Na verdade, querido Centrão, eu nunca saí. Estou me sentindo em casa, porque a verdade é que sempre estive aqui, mesmo quando não sabia, ou talvez nem quisesse. Eu, sempre fui Centrão, e agora estou mesmo em casa. Aquele discurso contra os políticos e os ladrões, quase um pleonasmo, contra a velha política, atacando você, meu querido Centrão, era para ganhar voto deste povo besta. Viu? Acreditaram e me elegeram.

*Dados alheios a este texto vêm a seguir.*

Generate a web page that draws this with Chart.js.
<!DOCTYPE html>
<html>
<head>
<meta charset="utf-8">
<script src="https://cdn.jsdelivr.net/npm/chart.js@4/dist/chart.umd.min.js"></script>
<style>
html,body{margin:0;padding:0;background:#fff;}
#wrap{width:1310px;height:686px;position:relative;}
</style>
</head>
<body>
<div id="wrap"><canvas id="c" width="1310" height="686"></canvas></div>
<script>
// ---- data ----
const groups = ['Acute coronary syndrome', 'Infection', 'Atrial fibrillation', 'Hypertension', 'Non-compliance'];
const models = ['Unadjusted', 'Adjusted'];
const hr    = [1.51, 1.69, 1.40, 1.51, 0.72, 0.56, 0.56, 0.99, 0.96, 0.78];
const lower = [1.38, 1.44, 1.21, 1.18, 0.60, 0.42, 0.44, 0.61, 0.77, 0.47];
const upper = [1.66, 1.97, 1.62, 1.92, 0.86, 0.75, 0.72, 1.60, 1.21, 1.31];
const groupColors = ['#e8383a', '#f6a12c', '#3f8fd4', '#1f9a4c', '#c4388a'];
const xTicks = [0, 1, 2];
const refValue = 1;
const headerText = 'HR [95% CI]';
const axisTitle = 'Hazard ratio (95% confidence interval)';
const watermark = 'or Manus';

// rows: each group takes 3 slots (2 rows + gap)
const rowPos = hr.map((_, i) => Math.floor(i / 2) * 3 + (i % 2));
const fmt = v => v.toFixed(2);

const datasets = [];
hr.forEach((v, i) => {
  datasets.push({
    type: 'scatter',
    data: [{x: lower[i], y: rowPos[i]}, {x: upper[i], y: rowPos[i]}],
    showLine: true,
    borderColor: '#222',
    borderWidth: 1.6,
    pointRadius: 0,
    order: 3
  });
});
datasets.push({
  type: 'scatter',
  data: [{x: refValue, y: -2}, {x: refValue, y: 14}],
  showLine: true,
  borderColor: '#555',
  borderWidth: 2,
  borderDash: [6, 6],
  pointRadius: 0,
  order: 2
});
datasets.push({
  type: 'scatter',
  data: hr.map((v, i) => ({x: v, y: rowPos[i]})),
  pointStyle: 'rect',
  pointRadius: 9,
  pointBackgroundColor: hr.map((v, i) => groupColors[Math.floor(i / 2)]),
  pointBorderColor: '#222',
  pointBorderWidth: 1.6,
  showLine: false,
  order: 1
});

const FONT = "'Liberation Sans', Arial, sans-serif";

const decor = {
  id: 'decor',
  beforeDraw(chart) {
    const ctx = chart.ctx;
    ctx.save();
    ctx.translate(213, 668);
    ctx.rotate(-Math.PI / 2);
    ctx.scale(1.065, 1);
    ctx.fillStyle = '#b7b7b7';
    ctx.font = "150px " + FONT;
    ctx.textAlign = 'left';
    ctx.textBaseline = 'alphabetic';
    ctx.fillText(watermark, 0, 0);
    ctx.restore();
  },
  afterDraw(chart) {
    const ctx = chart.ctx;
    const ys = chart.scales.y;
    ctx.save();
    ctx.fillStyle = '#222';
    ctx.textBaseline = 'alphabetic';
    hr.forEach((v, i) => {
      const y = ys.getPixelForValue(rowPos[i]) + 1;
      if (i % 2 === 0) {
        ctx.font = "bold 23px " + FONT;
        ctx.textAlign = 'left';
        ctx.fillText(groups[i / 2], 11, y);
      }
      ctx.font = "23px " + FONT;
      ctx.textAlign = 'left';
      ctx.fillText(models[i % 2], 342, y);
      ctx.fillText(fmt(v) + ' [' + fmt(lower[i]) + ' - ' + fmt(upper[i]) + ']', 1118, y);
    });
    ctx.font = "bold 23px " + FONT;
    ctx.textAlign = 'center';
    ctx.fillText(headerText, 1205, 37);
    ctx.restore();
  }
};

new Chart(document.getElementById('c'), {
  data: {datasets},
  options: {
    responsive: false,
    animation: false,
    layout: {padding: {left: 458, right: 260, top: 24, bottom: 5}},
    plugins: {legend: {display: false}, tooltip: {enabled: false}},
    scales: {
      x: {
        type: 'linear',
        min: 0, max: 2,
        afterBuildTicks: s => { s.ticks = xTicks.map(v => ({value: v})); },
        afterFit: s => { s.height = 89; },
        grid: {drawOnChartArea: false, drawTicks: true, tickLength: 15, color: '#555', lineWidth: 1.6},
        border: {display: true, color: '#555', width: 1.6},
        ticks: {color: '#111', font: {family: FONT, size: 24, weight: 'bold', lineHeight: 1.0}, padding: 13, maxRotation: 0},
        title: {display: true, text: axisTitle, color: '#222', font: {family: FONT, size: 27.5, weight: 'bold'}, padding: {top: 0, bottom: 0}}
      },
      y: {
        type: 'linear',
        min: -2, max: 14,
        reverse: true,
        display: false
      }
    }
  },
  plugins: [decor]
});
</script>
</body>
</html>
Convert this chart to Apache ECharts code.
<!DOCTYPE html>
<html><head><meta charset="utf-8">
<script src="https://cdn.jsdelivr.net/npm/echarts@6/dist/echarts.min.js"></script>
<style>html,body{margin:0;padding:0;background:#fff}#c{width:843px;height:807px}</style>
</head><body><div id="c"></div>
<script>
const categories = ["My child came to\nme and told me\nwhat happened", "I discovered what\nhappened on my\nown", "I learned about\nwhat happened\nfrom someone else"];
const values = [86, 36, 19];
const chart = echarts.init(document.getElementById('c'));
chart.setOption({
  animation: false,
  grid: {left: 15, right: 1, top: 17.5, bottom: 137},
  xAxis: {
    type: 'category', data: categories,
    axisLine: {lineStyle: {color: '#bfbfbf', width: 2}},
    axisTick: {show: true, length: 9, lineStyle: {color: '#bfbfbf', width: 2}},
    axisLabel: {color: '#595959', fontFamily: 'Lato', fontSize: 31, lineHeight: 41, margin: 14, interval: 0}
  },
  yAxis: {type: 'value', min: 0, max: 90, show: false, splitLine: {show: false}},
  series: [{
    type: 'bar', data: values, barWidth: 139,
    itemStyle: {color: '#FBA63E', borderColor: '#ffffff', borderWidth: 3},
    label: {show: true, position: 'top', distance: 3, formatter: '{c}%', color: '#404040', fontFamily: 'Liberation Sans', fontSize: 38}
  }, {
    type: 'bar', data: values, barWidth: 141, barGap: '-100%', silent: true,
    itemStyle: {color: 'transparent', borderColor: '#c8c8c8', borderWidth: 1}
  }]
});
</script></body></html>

No início do governo, até que eu tentei me afastar de você, pensei que poderia ser feliz na solidão do Palácio, longe de você. Mas, pode ficar certo, olhava todos os dias para o outro lado da rua, com saudades. Eu voltei de onde nunca saí. O melhor é que agora eu posso levar você, meu querido Centrão, às mais altas e lucrativas posições de poder no país. Antes eu era apenas um deputado do chamado baixo clero, até porque eu não gostava mesmo de muito trabalho, cargos e comissões. Preferia ficar no meu canto, receber minhas regalias e me dedicar ao meu esporte favorito, xingar, atacar, agredir os adversários, pouco trabalho e muita pancada. Mas você sabe que sempre fui disciplinado, quando se tratava dos votos que nos beneficiavam.

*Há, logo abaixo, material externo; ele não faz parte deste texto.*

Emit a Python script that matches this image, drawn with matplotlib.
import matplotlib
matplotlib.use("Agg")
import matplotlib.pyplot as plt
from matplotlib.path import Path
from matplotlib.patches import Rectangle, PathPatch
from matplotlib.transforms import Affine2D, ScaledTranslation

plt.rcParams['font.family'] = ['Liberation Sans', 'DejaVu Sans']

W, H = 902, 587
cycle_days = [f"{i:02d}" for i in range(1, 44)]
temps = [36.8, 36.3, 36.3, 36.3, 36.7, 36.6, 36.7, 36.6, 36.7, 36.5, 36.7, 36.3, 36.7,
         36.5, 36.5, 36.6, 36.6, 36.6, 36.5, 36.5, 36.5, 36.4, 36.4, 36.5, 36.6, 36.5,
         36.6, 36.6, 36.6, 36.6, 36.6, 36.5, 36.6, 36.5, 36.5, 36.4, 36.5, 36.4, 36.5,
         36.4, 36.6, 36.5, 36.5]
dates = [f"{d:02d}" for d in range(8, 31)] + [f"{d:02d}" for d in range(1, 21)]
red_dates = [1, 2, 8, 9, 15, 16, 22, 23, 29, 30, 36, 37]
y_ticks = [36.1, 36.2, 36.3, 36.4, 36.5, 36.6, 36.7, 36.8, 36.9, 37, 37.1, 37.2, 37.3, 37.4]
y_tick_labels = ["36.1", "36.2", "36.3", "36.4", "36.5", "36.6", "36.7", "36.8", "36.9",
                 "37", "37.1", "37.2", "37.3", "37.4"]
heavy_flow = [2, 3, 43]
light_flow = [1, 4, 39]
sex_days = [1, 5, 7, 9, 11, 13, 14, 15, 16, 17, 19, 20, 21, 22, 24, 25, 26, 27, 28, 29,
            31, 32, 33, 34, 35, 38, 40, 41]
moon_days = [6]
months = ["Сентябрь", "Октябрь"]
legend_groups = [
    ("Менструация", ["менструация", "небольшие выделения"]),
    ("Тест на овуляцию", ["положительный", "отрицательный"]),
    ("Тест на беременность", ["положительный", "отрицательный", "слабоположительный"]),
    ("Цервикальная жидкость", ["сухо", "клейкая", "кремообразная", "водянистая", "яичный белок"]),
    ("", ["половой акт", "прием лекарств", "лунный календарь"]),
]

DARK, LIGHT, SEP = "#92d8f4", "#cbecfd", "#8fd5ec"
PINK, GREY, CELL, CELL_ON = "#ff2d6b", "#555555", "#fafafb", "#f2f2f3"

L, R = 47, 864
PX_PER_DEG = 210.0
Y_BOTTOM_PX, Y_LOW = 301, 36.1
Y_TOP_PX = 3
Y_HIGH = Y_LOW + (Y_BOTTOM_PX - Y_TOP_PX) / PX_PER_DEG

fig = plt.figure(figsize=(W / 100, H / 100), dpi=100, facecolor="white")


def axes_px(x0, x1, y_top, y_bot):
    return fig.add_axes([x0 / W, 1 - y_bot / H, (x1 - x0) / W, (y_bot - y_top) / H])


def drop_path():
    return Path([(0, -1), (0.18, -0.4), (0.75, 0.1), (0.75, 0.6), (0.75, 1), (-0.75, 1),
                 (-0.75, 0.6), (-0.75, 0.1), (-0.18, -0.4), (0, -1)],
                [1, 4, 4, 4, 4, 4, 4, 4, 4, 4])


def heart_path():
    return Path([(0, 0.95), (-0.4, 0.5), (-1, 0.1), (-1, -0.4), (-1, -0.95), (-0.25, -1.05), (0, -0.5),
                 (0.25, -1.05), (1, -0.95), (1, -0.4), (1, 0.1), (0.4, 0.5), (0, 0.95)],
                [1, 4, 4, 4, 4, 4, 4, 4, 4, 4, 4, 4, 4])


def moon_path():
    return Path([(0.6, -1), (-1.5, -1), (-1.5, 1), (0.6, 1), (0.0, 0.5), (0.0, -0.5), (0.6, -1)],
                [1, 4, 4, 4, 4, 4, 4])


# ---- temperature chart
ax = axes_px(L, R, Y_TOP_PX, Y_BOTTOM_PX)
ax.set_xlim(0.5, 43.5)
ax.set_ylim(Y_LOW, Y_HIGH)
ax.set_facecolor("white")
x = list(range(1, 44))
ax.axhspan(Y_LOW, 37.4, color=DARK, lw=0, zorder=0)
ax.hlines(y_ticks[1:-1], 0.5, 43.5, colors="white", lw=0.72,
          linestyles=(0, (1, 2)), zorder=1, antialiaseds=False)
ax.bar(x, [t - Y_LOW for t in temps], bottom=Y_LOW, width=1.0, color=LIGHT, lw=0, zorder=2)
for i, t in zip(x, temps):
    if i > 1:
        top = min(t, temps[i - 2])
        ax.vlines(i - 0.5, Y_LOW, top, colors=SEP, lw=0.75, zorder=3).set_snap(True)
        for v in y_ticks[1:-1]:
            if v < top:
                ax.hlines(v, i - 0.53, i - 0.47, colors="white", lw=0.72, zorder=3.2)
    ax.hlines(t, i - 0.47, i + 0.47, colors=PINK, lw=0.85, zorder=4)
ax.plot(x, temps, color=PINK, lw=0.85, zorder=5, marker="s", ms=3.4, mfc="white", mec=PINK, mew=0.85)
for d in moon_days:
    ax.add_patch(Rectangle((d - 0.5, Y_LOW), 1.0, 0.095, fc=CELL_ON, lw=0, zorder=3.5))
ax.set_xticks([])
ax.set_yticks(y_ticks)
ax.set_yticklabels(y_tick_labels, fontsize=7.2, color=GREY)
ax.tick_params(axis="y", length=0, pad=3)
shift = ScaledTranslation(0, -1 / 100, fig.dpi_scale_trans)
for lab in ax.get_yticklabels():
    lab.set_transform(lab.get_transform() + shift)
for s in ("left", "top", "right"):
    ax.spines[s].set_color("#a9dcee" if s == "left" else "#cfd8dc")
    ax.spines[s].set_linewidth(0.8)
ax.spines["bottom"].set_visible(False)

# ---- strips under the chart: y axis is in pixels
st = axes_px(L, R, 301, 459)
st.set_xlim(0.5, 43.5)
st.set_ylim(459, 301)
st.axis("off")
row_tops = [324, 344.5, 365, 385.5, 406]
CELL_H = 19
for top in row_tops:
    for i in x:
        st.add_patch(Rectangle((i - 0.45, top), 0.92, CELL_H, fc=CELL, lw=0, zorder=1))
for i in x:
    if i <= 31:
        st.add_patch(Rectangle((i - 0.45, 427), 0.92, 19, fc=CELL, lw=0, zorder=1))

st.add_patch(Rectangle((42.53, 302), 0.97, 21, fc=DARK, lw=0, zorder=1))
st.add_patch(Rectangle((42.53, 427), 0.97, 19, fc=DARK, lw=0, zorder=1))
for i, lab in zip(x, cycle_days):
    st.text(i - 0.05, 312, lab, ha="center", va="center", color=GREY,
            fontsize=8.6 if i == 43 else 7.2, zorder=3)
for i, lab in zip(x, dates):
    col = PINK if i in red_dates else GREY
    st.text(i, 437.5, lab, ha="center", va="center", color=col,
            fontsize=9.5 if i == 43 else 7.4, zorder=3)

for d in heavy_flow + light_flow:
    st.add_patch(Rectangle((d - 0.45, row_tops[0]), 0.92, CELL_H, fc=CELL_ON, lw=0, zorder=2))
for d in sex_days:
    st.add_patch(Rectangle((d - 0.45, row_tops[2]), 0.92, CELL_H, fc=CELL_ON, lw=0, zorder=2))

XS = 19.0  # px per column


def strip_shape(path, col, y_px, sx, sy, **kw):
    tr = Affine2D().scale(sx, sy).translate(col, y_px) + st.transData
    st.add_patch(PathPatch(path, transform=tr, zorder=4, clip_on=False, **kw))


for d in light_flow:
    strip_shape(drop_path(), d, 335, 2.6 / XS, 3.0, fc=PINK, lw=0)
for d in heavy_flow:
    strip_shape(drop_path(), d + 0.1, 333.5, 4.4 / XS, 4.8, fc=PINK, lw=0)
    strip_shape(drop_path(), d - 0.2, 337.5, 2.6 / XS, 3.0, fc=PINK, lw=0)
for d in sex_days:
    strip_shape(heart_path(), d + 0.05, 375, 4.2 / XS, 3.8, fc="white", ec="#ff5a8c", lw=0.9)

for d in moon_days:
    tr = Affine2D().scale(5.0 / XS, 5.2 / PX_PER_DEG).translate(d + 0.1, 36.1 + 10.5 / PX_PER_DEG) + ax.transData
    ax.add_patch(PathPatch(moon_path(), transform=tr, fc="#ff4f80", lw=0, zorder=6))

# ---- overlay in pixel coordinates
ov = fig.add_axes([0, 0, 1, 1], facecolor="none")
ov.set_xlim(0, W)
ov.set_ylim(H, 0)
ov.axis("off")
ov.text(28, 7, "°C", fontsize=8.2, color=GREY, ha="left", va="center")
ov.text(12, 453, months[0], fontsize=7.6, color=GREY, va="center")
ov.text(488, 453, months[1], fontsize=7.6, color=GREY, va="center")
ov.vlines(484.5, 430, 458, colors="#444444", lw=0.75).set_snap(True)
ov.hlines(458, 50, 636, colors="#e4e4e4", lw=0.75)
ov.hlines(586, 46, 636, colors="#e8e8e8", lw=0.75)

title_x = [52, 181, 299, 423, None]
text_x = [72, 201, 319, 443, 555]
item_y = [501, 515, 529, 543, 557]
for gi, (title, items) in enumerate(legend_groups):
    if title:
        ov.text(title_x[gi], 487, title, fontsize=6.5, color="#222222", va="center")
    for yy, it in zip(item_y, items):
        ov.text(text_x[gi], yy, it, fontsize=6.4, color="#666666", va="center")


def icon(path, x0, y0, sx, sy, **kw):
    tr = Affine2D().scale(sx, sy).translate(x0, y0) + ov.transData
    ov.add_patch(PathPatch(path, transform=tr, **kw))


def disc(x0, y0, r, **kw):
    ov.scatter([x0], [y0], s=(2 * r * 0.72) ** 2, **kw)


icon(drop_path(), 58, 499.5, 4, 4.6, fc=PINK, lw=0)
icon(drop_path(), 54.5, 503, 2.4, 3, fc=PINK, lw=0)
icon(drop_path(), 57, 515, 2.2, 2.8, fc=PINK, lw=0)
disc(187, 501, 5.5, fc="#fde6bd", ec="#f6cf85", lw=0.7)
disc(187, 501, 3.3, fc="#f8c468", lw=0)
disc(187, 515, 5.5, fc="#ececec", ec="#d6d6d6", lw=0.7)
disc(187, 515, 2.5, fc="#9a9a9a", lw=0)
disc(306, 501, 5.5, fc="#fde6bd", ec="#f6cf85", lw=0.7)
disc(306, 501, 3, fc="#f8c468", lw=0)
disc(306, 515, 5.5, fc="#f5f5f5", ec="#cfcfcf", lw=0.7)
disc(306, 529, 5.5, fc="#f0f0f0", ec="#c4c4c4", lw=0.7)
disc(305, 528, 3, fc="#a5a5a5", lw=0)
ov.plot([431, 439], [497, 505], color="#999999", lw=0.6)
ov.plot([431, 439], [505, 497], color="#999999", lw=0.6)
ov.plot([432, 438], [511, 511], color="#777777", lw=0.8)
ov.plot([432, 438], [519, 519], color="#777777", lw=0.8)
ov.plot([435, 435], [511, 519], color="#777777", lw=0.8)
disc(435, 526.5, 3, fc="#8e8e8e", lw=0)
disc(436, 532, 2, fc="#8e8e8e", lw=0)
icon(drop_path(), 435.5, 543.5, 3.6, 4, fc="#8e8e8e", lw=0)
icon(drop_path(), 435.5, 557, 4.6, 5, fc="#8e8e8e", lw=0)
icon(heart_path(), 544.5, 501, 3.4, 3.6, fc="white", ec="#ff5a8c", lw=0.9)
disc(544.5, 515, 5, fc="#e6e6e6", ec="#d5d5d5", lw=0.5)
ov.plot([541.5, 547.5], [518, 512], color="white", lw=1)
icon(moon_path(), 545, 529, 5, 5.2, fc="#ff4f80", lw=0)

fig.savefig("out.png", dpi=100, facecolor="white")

Não posso dizer que agora gosto de trabalho, eu continuo o mesmo provocador e desagregador, só que com muito mais impacto e repercussão do que digo e faço, você é testemunha disso. O cercadinho do palácio tem mais ressonância do que o plenário e os corredores da Câmara. Eu voltei forte e, embora não me agrade nada viver de reunião e despacho, é um sacrifício que faço por você, para ter hoje muito mais poder, privilégio e dinheiro que antes, quando você tinha que mendigar espaços nos governos dos outros, principalmente de Lula e Dilma, com mensalão e cargos. Agora é diferente. Você não tem que mendigar nada.

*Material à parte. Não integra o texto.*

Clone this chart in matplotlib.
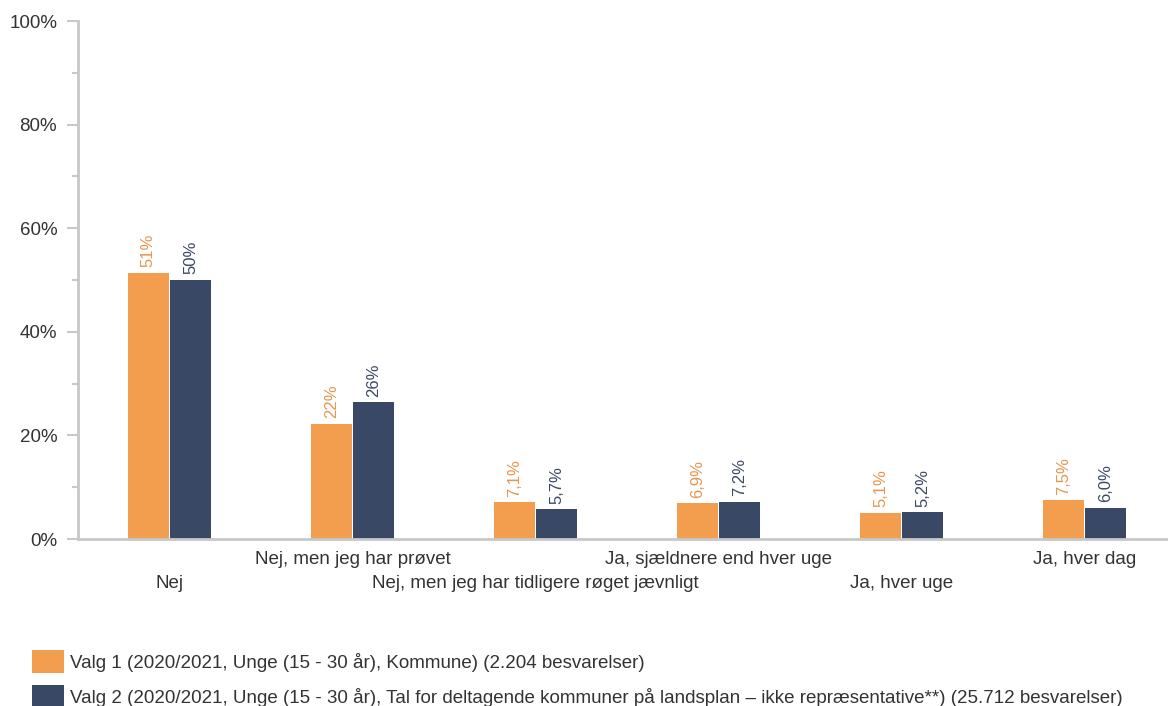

O Brasil é nosso. Embora não seja exatamente uma volta, a reanimação da nossa relação tinha que ser devagar, para não confundir os meus seguidores fanáticos. Para acabar com a distância, entrei neste grande partido do nosso valoroso Valdemar da Costa Neto, que resistiu à injusta prisão pela sua participação no Mensalão de Lula. Sou cada vez mais Centrão. Você vai me ajudar na reeleição, e iremos juntos ao paraíso. Tá OK?
Pois é, Sérgio Buarque, ficção ou pesadelo. Tem razão, nunca imaginei que o Brasil ficasse tão caoticamente enlameado. Será que já tivemos alguma vez um Executivo tão ruim, um Congresso tão ruim, e um STF tão ruim? A ilustração, no caso, ilustra: o bolsonarismo como irracionalismo, incoerência, falta de princípios e obscurantismo fez com que os ratos subissem do esgoto, por todo lado.